Gwynneth VanLaven

Found object, Lost confidence (2020)
inkjet print
20 x 36 in.
$380

There is a joy to getting lost and reveling in the not-knowingness of it. I often feel lost, swimming in delirious uncertainty. I take detours, I am a squiggly tangent, I am a scatter plot. Thus I feel loss in my body. Just the word feels like the moment the elevator takes a sudden, unexpected descent. From limb to loved ones to my favorite mug, things I’ve lost however distant touch my core. The lives lost to COVID, to race-based violence and institutionalized inequities, the many victims of so many (now stat-sanctioned or state-enacted) -isms

I’m always a little lost. And I always need to know where home is. I am driving in a new city and have no idea how one place relates to another. I have to go home to find my way to the next place. Home is my hub. To there and back to center, repeat.

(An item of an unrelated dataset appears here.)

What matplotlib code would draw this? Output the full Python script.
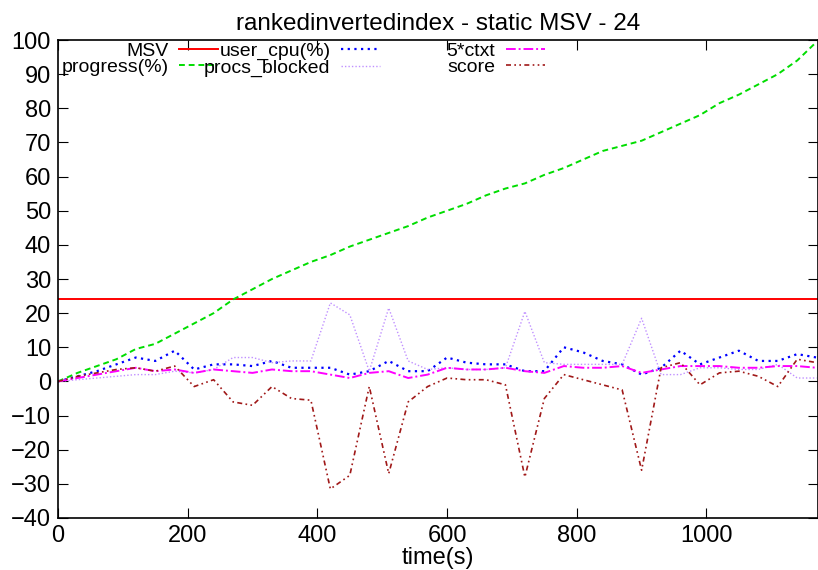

Recent loss, these deaths, our potential for hate, all our fragilities. Loss feels like the moment the elevator takes a sudden, unexpected descent. “Whoa,” my stomach eeks nausea as I put on a brave face for the other passengers. Disorientation. Alienation. The elevator teases a free-fall. My heart plummets, and I watch myself and others don “brave.” Alien to each other, individualized terror. Fragmentation. Social distance. I grieve my sense of connection alone. The elevator dips as I step on. The sign says “maintain six feet” but the elevator is around 4 x 4. Going down, I hold my breath floor by floor. It reminds me with each drop. We are all so temporarily, held, suspended.